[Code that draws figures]
-- Begin --

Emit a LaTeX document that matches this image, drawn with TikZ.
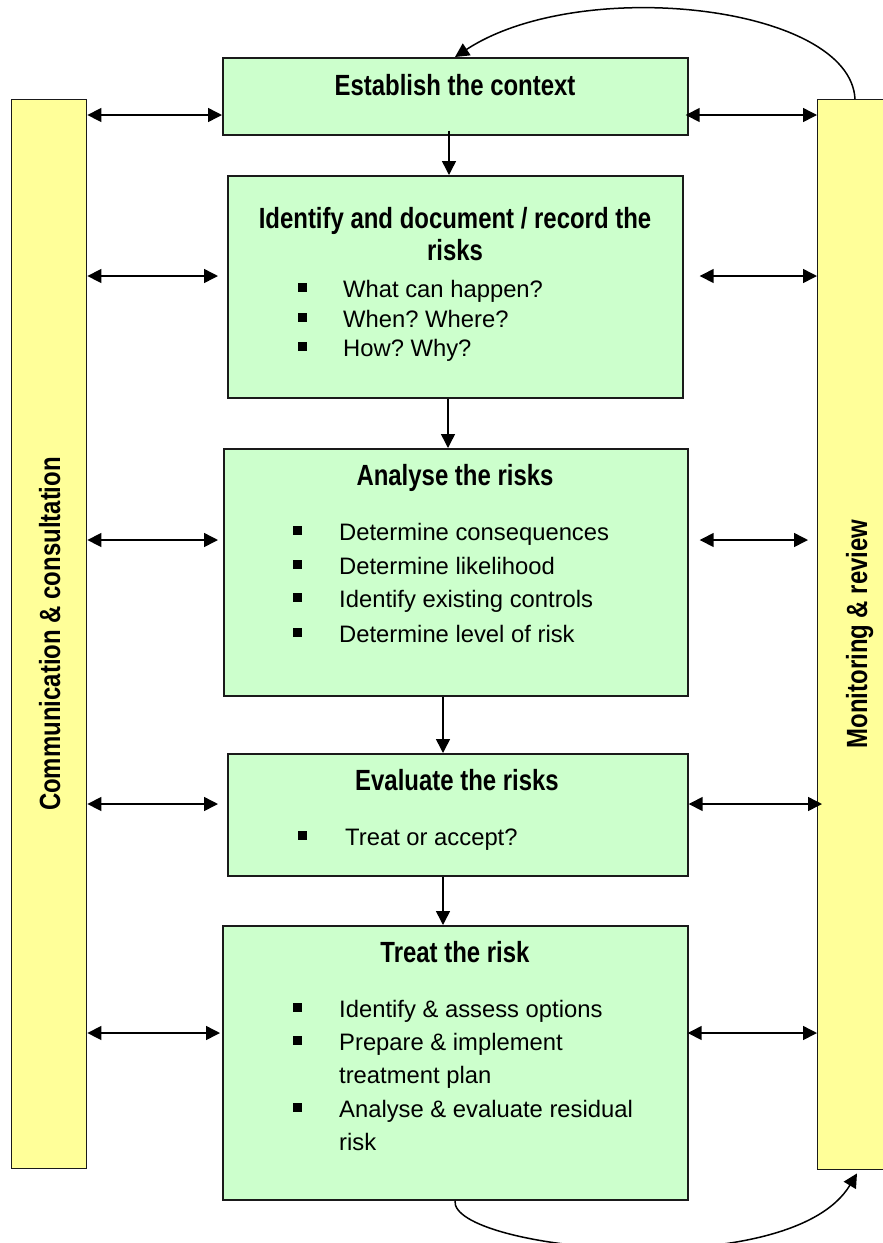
\documentclass[tikz,border=0pt]{standalone}
\usepackage{fontspec}
\setmainfont{Liberation Sans}
\newfontfamily\narrowbold{Liberation Sans}[FakeStretch=0.82]
\usetikzlibrary{arrows.meta,calc}
\definecolor{boxgreen}{HTML}{CCFFCC}
\definecolor{baryellow}{HTML}{FFFF99}
\definecolor{edge}{HTML}{1A1A1A}
\frenchspacing
\begin{document}
\begin{tikzpicture}[x=1pt,y=-1pt,
  stage/.style={draw=edge, line width=1.7pt, fill=boxgreen, inner sep=0pt, anchor=north west},
  bar/.style={draw=edge, line width=1.4pt, fill=baryellow, inner sep=0pt, anchor=north west},
  title/.style={font=\narrowbold\bfseries\fontsize{29.2}{34}\selectfont, anchor=base, inner sep=0pt},
  item/.style={font=\frenchspacing\fontsize{23.8}{30}\selectfont, anchor=base west, inner sep=0pt},
  dbl/.style={line width=1.5pt, {Triangle[length=14pt,width=14pt]}-{Triangle[length=14pt,width=14pt]}},
  arr/.style={line width=1.5pt, -{Triangle[length=14pt,width=14pt]}},
  bul/.style={fill=black}]
\useasboundingbox (0,0) rectangle (883,1243);
\clip (0,0) rectangle (883,1243);

% bars
\node[bar, minimum width=75pt, minimum height=1069pt] (comm) at (11,99) {};
\node[bar, minimum width=80pt, minimum height=1070pt] (mon) at (817,99) {};
\node[title, rotate=90] (commlabel) at (60,634) {Communication \& consultation};
\node[title, rotate=90] (monlabel) at (867,634) {Monitoring \& review};

% stage boxes
\node[stage, minimum width=465pt, minimum height=77pt] (est) at (222,57) {};
\node[stage, minimum width=455pt, minimum height=222pt] (id) at (227,175) {};
\node[stage, minimum width=464pt, minimum height=247pt] (ana) at (223,448) {};
\node[stage, minimum width=460pt, minimum height=122pt] (eva) at (227,753) {};
\node[stage, minimum width=465pt, minimum height=274pt] (tre) at (222,925) {};

% texts
\node[title] (t1) at (455,95) {Establish the context};

\node[title] (t2a) at (455,228) {Identify and document / record the};
\node[title] (t2b) at (455,260) {risks};
\node[item] (i21) at (343,297) {What can happen?};
\node[item] (i22) at (343,327) {When? Where?};
\node[item] (i23) at (343,356) {How? Why?};
\fill[bul] (298,283) rectangle ++(8.5,8.5);
\fill[bul] (298,313) rectangle ++(8.5,8.5);
\fill[bul] (298,342) rectangle ++(8.5,8.5);

\node[title] (t3) at (455,485) {Analyse the risks};
\node[item] (i31) at (339,540) {Determine consequences};
\node[item] (i32) at (339,574) {Determine likelihood};
\node[item] (i33) at (339,607) {Identify existing controls};
\node[item] (i34) at (339,642) {Determine level of risk};
\fill[bul] (293,526) rectangle ++(8.5,8.5);
\fill[bul] (293,560) rectangle ++(8.5,8.5);
\fill[bul] (293,593) rectangle ++(8.5,8.5);
\fill[bul] (293,628) rectangle ++(8.5,8.5);

\node[title] (t4) at (457,790) {Evaluate the risks};
\node[item] (i41) at (345,845) {Treat or accept?};
\fill[bul] (298,831) rectangle ++(8.5,8.5);

\node[title] (t5) at (455,962) {Treat the risk};
\node[item] (i51) at (339,1017) {Identify \& assess options};
\node[item] (i52) at (339,1050) {Prepare \& implement};
\node[item] (i53) at (339,1083) {treatment plan};
\node[item] (i54) at (339,1117) {Analyse \& evaluate residual};
\node[item] (i55) at (339,1150) {risk};
\fill[bul] (293,1003) rectangle ++(8.5,8.5);
\fill[bul] (293,1036) rectangle ++(8.5,8.5);
\fill[bul] (293,1103) rectangle ++(8.5,8.5);

% horizontal connectors
\coordinate (y1) at (0,115);
\coordinate (y2) at (0,276);
\coordinate (y3) at (0,540);
\coordinate (y4) at (0,804);
\coordinate (y5) at (0,1033);
\draw[dbl] (comm.east |- y1) -- (est.west |- y1);
\draw[dbl] ($(est.east |- y1)+(-3,0)$) -- (mon.west |- y1);
\draw[dbl] (comm.east |- y2) -- ($(id.west |- y2)+(-9,0)$);
\draw[dbl] ($(id.east |- y2)+(16,0)$) -- (mon.west |- y2);
\draw[dbl] (comm.east |- y3) -- ($(ana.west |- y3)+(-5,0)$);
\draw[dbl] ($(ana.east |- y3)+(11,0)$) -- ($(mon.west |- y3)+(-9,0)$);
\draw[dbl] (comm.east |- y4) -- ($(eva.west |- y4)+(-9,0)$);
\draw[dbl] (eva.east |- y4) -- ($(mon.west |- y4)+(5,0)$);
\draw[dbl] (comm.east |- y5) -- ($(tre.west |- y5)+(-2,0)$);
\draw[dbl] ($(tre.east |- y5)+(-1,0)$) -- (mon.west |- y5);

% vertical connectors
\coordinate (x1) at (449,0);
\coordinate (x2) at (448,0);
\coordinate (x3) at (443,0);
\draw[arr] ($(est.south -| x1)+(0,-5)$) -- (id.north -| x1);
\draw[arr] (id.south -| x2) -- (ana.north -| x2);
\draw[arr] (ana.south -| x3) -- (eva.north -| x3);
\draw[arr] (eva.south -| x3) -- (tre.north -| x3);

% feedback curves
\draw[arr] ($(mon.north west)+(38,0)$) .. controls (850,5) and (580,-25) .. ($(est.north west)+(233,0)$);
\draw[arr] ($(tre.south west)+(233,0)$) .. controls (450,1250) and (790,1285) .. ($(mon.south west)+(40,3)$);
\end{tikzpicture}
\end{document}
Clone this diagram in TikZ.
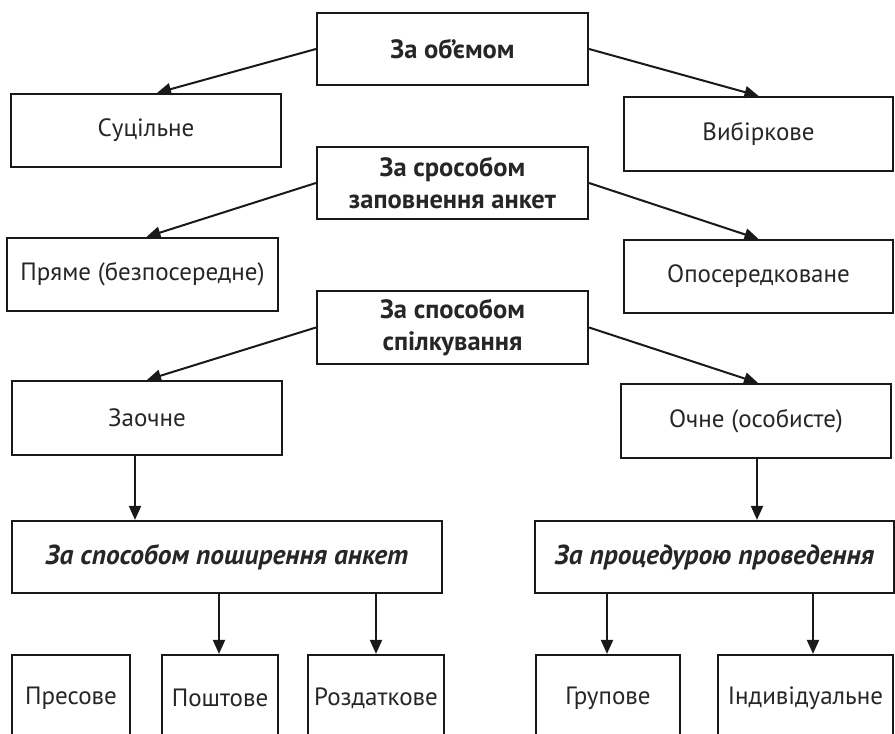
\documentclass[tikz,border=0pt]{standalone}
\usepackage{fontspec}
\setmainfont{PT Sans}
\usetikzlibrary{arrows.meta,calc}
\begin{document}
\begin{tikzpicture}[x=1pt,y=-1pt,
  box/.style={draw=black!90,line width=2.2pt,inner sep=0pt,align=center,font=\fontsize{25}{32}\selectfont,text=black!85},
  head/.style={box,minimum width=271pt,minimum height=72pt,font=\fontsize{26.5}{32}\selectfont\bfseries},
  ihead/.style={box,minimum height=72pt,font=\fontsize{27.5}{32}\selectfont\bfseries\itshape},
  leaf/.style={box,minimum width=270pt,minimum height=73pt},
  bot/.style={box,minimum height=86pt},
  arr/.style={line width=2pt,draw=black!90,-{Triangle[length=14pt,width=12pt]}}]
\useasboundingbox (0,0) rectangle (895,734);
\begin{scope}
\clip (0,0) rectangle (895,734);
\node[head] (b1) at (452.5,49) {За об’ємом};
\node[leaf] (s1) at (146,130.5) {Суцільне};
\node[leaf,minimum width=269pt,minimum height=74pt] (v1) at (758.5,134) {Вибіркове};
\node[head] (b2) at (452.5,183) {За сросoбом\\заповнення анкет};
\node[leaf,minimum width=271pt] (p1) at (142.5,274.5) {Пряме (безпосередне)};
\node[leaf,minimum width=269pt] (o1) at (758.5,276.5) {Опосередковане};
\node[head,minimum height=73pt] (b3) at (452.5,327.5) {За способом\\спілкування};
\node[leaf,minimum height=74pt] (z1) at (147,418) {Заочне};
\node[leaf,minimum height=74pt] (c1) at (756,421) {Очне (особисте)};
\node[ihead,minimum width=430pt] (b4) at (227,557) {За способом поширення анкет};
\node[ihead,minimum width=359pt] (b5) at (714.5,557) {За процедурою проведення};
\node[bot,minimum width=118pt] (q1) at (71,698) {Пресове};
\node[bot,minimum width=116pt] (q2) at (220,698) {Поштове};
\node[bot,minimum width=136pt] (q3) at (376,698) {Роздаткове};
\node[bot,minimum width=144pt] (q4) at (608,698) {Групове};
\node[bot,minimum width=175pt] (q5) at (805.5,698) {Індивідуальне};
\end{scope}
\draw[arr] (b1.west) -- ([xshift=11pt]s1.north);
\draw[arr] (b1.east) -- (v1.north);
\draw[arr] (b2.west) -- ([xshift=4pt]p1.north);
\draw[arr] (b2.east) -- (o1.north);
\draw[arr] (b3.west) -- (z1.north);
\draw[arr] (b3.east) -- ([xshift=2pt]c1.north);
\coordinate (za) at ([xshift=-12pt]z1.south);
\draw[arr] (za) -- (za |- b4.north);
\coordinate (ca) at ([xshift=1pt]c1.south);
\draw[arr] (ca) -- (ca |- b5.north);
\coordinate (q2a) at ([xshift=-1pt]q2.north);
\draw[arr] (q2a |- b4.south) -- (q2a);
\draw[arr] (q3.north |- b4.south) -- (q3.north);
\coordinate (q4a) at ([xshift=-1pt]q4.north);
\draw[arr] (q4a |- b5.south) -- (q4a);
\coordinate (q5a) at ([xshift=7.5pt]q5.north);
\draw[arr] (q5a |- b5.south) -- (q5a);
\end{tikzpicture}
\end{document}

-- End --

Pictures stay out. Repeat only the lines from the beginning of the data through the line that has "rotate=90] (monlabel) at".

Emit a LaTeX document that matches this image, drawn with TikZ.
\documentclass[tikz,border=0pt]{standalone}
\usepackage{fontspec}
\setmainfont{Liberation Sans}
\newfontfamily\narrowbold{Liberation Sans}[FakeStretch=0.82]
\usetikzlibrary{arrows.meta,calc}
\definecolor{boxgreen}{HTML}{CCFFCC}
\definecolor{baryellow}{HTML}{FFFF99}
\definecolor{edge}{HTML}{1A1A1A}
\frenchspacing
\begin{document}
\begin{tikzpicture}[x=1pt,y=-1pt,
  stage/.style={draw=edge, line width=1.7pt, fill=boxgreen, inner sep=0pt, anchor=north west},
  bar/.style={draw=edge, line width=1.4pt, fill=baryellow, inner sep=0pt, anchor=north west},
  title/.style={font=\narrowbold\bfseries\fontsize{29.2}{34}\selectfont, anchor=base, inner sep=0pt},
  item/.style={font=\frenchspacing\fontsize{23.8}{30}\selectfont, anchor=base west, inner sep=0pt},
  dbl/.style={line width=1.5pt, {Triangle[length=14pt,width=14pt]}-{Triangle[length=14pt,width=14pt]}},
  arr/.style={line width=1.5pt, -{Triangle[length=14pt,width=14pt]}},
  bul/.style={fill=black}]
\useasboundingbox (0,0) rectangle (883,1243);
\clip (0,0) rectangle (883,1243);

% bars
\node[bar, minimum width=75pt, minimum height=1069pt] (comm) at (11,99) {};
\node[bar, minimum width=80pt, minimum height=1070pt] (mon) at (817,99) {};
\node[title, rotate=90] (commlabel) at (60,634) {Communication \& consultation};
\node[title, rotate=90] (monlabel) at (867,634) {Monitoring \& review};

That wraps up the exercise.